Brampton may offer a more interesting case study in terms of any seismic shifts in its municipal government.

Canada's ninth-largest city is also facing challenging issues such as affordable housing, health care, transit and development along with the city's own budget pressures. Mayor Patrick Brown has largely overseen a council that in its first year has acted more collaboratively than the preceding mayor's term in office, at least in public.

However, since the end of the Susan Fennell era, Brampton has seen two mayors come within the past decade; gone are the days of the long tenures of Fennell and her predecessor, Peter Robertson. With Brown's constant presence around the city and issues moving along, you would think he'd be settled in for a long mayoral run.

Former Brampton Mayor Susan Fennell (left) chatting with current mayor Patrick Brown

But a recent op-ed written by Brown may indicate otherwise. In the op-ed, the mayor opined on the current turmoil engulfing the federal Conservative party, suggesting that a more moderate, "progressive" form of leadership akin to Bill Davis (a former premier who was recently given the keys to the city) was needed on issues such as climate change and appealing to LGBT Canadians.

With such strongly-worded views on the state of national politics, should it be surprising that people believe Brown, a former Ontario PC leader, may be seeking to re-enter the federal political arena, eyeing himself as that kind of alternative to Andrew Scheer? 

The image of Mayor Brown doing ribbon cuttings, kissing babies and encouraging people to sign up to join city committees, which according to some is a chore onto itself, just doesn't look like a natural fit for him.

But assuming that he won't be sticking around come the next municipal election, who could possibly take Brown’s place? The virtual tag team known as Coun. Rowena Santos and Paul Vicente look well secured in their seats; the notion that one of them would eye the mayor's chair where more scrutiny would follow seems far fetched. Coun. Gurpreet Dhillon acts like he's trying to be mayor, but at the end of the day does he actually want the job? 

It seems like the municipal leadership at Brampton may start to resemble a forbidden chalice that nobody really wants, other than the oddball outsider with no chance of winning. 

As for Halton and Hamilton, this may be the final term for Oakville Mayor Rob Burton and Milton's long-serving magistrate Gord Krantz. Burton has been mayor since 2006 and looks like he's fulfilled most of his goals. Krantz has been mayor since 1980 and will be in his mid-80s by the 2022 election.

Burlington Mayor Marianne Meed Ward looks secured for another term, judging by the way she keeps constituents up to date on what’s happening at city hall alone.
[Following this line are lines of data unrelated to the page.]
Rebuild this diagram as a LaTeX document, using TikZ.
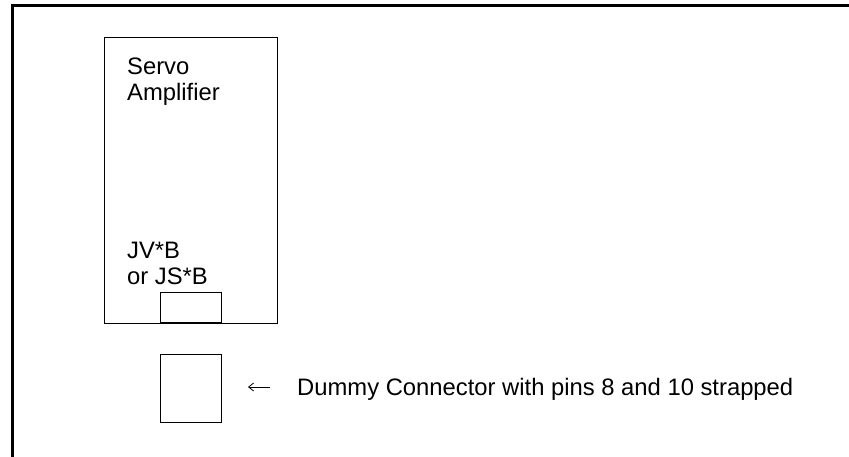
\documentclass[tikz,border=0pt]{standalone}
\usepackage{fontspec}
\setmainfont{Liberation Sans}
\usetikzlibrary{arrows.meta}
\begin{document}
\begin{tikzpicture}[x=1pt,y=-1pt,
  box/.style={draw=black,line width=1pt},
  lbl/.style={font=\fontsize{23.8}{26}\selectfont,inner sep=0pt,align=left,anchor=base west},
  frameline/.style={line width=3pt,draw=black},
  pointer/.style={line width=0.8pt,-{Straight Barb[length=5pt,width=8pt]}}]
\useasboundingbox (0,0) rectangle (849,456);
% outer frame (top and left edges only)
\draw[frameline] (12.5,460) -- (12.5,5.5) -- (853,5.5);
% servo amplifier
\node[box,minimum width=173.5pt,minimum height=286.5pt,anchor=north west,inner sep=0pt] (amp) at (103.5,36.5) {};
\node[lbl] (ampname) at (127,100) {Servo\\Amplifier};
\node[lbl] (port) at (127,284) {JV*B\\or JS*B};
\node[box,minimum width=61pt,minimum height=30pt,anchor=south west,inner sep=0pt] (socket) at (160,323) {};
% dummy connector
\node[box,minimum width=61pt,minimum height=68pt,anchor=north west,inner sep=0pt] (dummy) at (160,354) {};
\node[lbl] (dlbl) at (297,395) {Dummy Connector with pins 8 and 10 strapped};
\coordinate (arrs) at (270,387);
\coordinate (arre) at (248,387);
\draw[pointer] (arrs) -- (arre);
\end{tikzpicture}
\end{document}
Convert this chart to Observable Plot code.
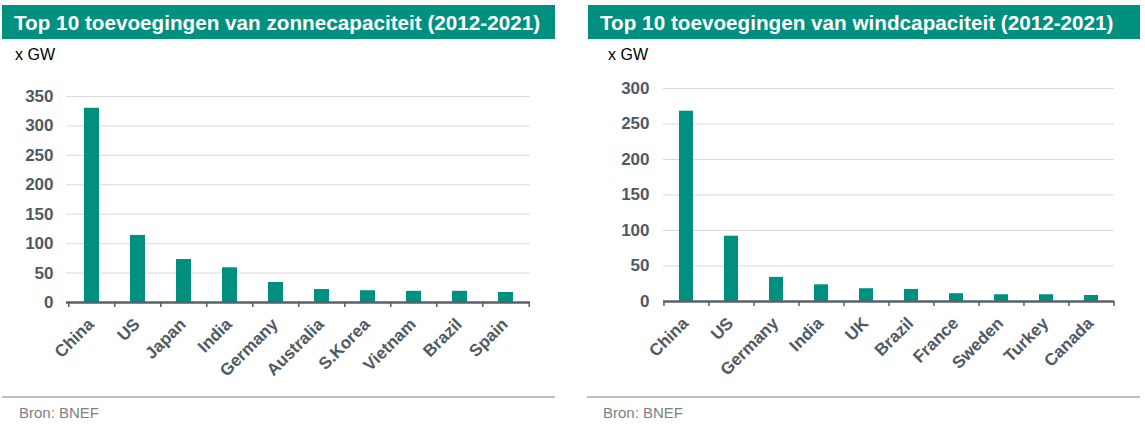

But it’s Hamilton that may yield massive change at city hall.

Recently, the city revealed in a press release that approximately 24 billion litres of stormwater runoff and sewage was discharged into Chedoke Creek in West Hamilton over a span of more than four years. 

“Investigations have determined that the spill was a result of a bypass gate in the combined sewer overflow tank that should have been in a closed position, but was opened to approximately five per cent on January 28, 2014,” the city says in the release.

Voter apathy is usually very common in municipal elections and Hamilton has several councillors that have been reelected over and over without much trouble, but #Sewergate (as the scandal has been dubbed) has become one of those issues that has the potential to galvanize residents into action.

The dumping of sewage into an environmentally sensitive area and possibly causing long term health effects for your children is something that anyone can understand. Incumbents such as Tom Jackson, Chad Collins, Jason Farr and Terry Whitehead, whom for years usually get elected with massive majorities in their wards, could face vulnerable situations if they seek another term.

But this could also affect rookie councillors like Nrinder Nann and Esther Pauls, because it's all of council, as well as Mayor Fred Eisenberger, that is taking the blame for this mess.

2022 is going to be an interesting year for local politics in The Hammer.